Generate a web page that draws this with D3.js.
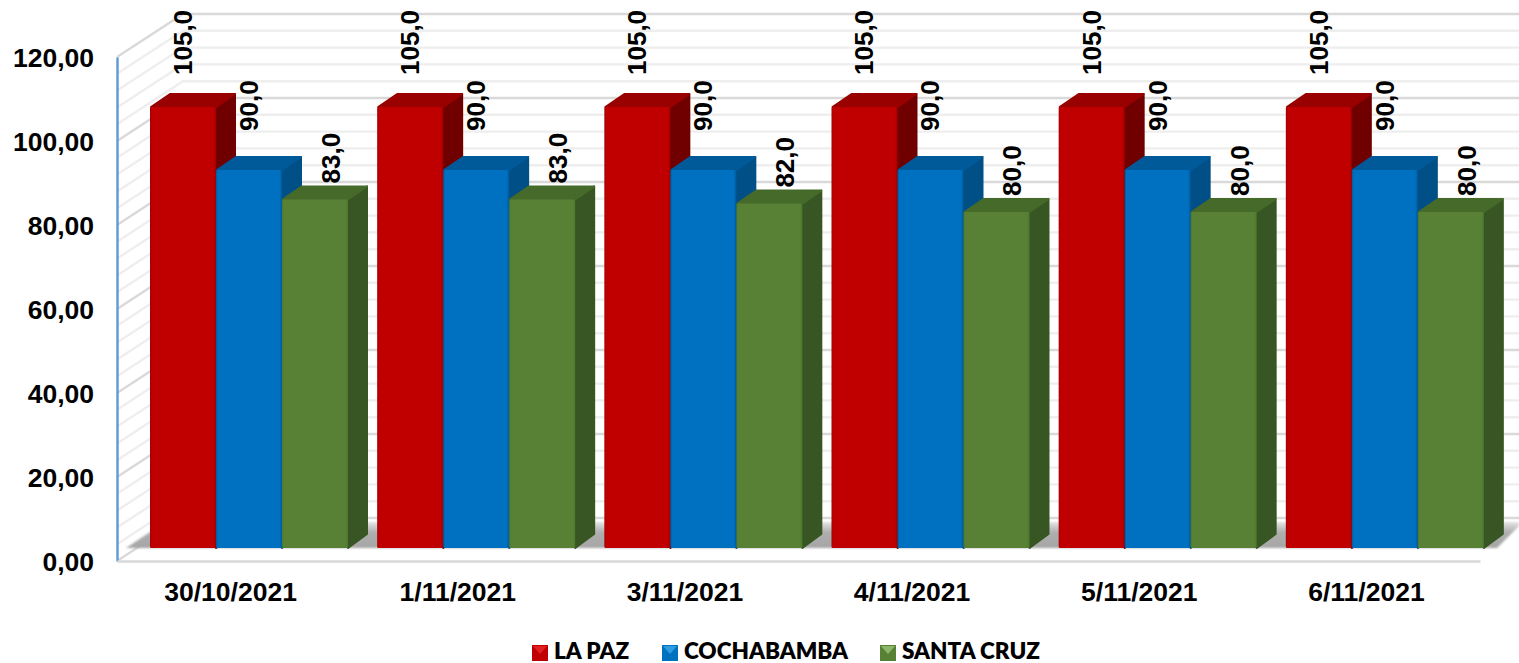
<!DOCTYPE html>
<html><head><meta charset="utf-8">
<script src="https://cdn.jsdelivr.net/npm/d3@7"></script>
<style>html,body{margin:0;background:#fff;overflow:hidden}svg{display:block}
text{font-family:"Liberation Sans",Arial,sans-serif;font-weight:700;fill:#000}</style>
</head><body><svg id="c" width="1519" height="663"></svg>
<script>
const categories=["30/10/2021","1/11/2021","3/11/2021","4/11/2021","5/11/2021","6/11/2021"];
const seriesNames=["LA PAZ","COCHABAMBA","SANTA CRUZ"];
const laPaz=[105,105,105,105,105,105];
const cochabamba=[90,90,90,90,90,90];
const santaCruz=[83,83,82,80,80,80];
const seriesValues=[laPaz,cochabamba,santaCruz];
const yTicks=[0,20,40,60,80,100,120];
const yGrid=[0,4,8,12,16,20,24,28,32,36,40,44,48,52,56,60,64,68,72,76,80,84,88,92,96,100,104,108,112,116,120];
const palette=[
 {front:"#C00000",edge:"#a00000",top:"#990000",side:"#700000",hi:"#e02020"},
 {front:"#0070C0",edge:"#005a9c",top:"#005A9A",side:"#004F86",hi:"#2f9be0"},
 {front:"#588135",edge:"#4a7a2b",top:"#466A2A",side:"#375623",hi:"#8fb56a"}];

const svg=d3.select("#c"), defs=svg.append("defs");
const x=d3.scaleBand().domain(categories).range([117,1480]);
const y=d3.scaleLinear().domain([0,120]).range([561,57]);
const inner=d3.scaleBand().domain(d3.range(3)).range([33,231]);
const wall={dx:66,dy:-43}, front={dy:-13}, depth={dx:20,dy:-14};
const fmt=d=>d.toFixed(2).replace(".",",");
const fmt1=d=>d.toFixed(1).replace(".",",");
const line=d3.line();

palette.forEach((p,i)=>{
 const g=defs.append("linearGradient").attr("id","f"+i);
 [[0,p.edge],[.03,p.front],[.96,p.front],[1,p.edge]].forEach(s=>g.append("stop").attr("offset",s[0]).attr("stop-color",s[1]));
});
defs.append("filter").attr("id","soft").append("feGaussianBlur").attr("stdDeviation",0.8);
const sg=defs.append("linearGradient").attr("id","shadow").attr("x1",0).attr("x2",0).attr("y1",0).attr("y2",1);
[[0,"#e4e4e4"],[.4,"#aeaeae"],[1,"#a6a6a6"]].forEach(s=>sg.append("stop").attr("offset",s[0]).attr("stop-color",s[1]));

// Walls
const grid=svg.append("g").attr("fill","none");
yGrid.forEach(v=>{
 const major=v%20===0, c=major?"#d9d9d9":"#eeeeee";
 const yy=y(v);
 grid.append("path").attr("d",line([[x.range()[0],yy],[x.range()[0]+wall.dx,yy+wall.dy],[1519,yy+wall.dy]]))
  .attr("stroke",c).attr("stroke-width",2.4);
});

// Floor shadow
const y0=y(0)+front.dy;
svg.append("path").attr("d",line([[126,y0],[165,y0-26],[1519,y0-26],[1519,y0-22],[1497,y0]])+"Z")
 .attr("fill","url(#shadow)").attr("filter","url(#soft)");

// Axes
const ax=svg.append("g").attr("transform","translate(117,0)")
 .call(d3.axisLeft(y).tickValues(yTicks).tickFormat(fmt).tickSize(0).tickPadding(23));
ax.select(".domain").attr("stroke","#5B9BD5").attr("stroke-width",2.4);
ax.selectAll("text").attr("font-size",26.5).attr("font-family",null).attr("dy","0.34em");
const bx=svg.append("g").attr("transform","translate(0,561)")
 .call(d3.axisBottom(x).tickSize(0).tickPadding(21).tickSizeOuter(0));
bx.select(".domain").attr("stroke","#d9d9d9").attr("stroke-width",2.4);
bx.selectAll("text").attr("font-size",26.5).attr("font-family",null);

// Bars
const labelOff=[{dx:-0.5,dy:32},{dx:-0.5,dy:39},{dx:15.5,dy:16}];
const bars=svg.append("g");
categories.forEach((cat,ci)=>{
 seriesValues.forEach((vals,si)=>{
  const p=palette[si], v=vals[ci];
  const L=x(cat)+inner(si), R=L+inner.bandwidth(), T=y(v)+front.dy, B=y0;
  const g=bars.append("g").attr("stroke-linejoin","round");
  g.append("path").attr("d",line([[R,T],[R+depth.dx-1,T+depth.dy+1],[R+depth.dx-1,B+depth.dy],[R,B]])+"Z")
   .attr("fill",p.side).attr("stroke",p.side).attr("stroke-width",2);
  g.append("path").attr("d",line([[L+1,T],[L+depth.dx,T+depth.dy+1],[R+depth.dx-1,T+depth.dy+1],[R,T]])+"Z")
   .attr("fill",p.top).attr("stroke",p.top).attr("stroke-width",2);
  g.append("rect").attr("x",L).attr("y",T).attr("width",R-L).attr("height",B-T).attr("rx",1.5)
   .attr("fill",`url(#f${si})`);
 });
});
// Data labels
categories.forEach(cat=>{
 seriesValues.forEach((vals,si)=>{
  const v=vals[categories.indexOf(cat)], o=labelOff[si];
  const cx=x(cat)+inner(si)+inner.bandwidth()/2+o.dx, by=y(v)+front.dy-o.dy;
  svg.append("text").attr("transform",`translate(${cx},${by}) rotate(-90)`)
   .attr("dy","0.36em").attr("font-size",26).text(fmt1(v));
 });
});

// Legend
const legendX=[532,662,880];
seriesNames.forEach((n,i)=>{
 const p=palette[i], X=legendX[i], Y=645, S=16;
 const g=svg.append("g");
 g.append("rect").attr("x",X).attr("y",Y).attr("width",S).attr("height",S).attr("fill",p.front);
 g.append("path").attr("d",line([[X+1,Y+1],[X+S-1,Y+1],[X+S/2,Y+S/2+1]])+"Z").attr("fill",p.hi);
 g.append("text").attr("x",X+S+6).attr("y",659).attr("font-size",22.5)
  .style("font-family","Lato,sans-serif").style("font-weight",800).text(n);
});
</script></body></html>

# # # #

Copy nothing but the lines from the top of the data down to the line containing "const line=d3.line();", and leave the pictures out.

Generate a web page that draws this with D3.js.
<!DOCTYPE html>
<html><head><meta charset="utf-8">
<script src="https://cdn.jsdelivr.net/npm/d3@7"></script>
<style>html,body{margin:0;background:#fff;overflow:hidden}svg{display:block}
text{font-family:"Liberation Sans",Arial,sans-serif;font-weight:700;fill:#000}</style>
</head><body><svg id="c" width="1519" height="663"></svg>
<script>
const categories=["30/10/2021","1/11/2021","3/11/2021","4/11/2021","5/11/2021","6/11/2021"];
const seriesNames=["LA PAZ","COCHABAMBA","SANTA CRUZ"];
const laPaz=[105,105,105,105,105,105];
const cochabamba=[90,90,90,90,90,90];
const santaCruz=[83,83,82,80,80,80];
const seriesValues=[laPaz,cochabamba,santaCruz];
const yTicks=[0,20,40,60,80,100,120];
const yGrid=[0,4,8,12,16,20,24,28,32,36,40,44,48,52,56,60,64,68,72,76,80,84,88,92,96,100,104,108,112,116,120];
const palette=[
 {front:"#C00000",edge:"#a00000",top:"#990000",side:"#700000",hi:"#e02020"},
 {front:"#0070C0",edge:"#005a9c",top:"#005A9A",side:"#004F86",hi:"#2f9be0"},
 {front:"#588135",edge:"#4a7a2b",top:"#466A2A",side:"#375623",hi:"#8fb56a"}];

const svg=d3.select("#c"), defs=svg.append("defs");
const x=d3.scaleBand().domain(categories).range([117,1480]);
const y=d3.scaleLinear().domain([0,120]).range([561,57]);
const inner=d3.scaleBand().domain(d3.range(3)).range([33,231]);
const wall={dx:66,dy:-43}, front={dy:-13}, depth={dx:20,dy:-14};
const fmt=d=>d.toFixed(2).replace(".",",");
const fmt1=d=>d.toFixed(1).replace(".",",");
const line=d3.line();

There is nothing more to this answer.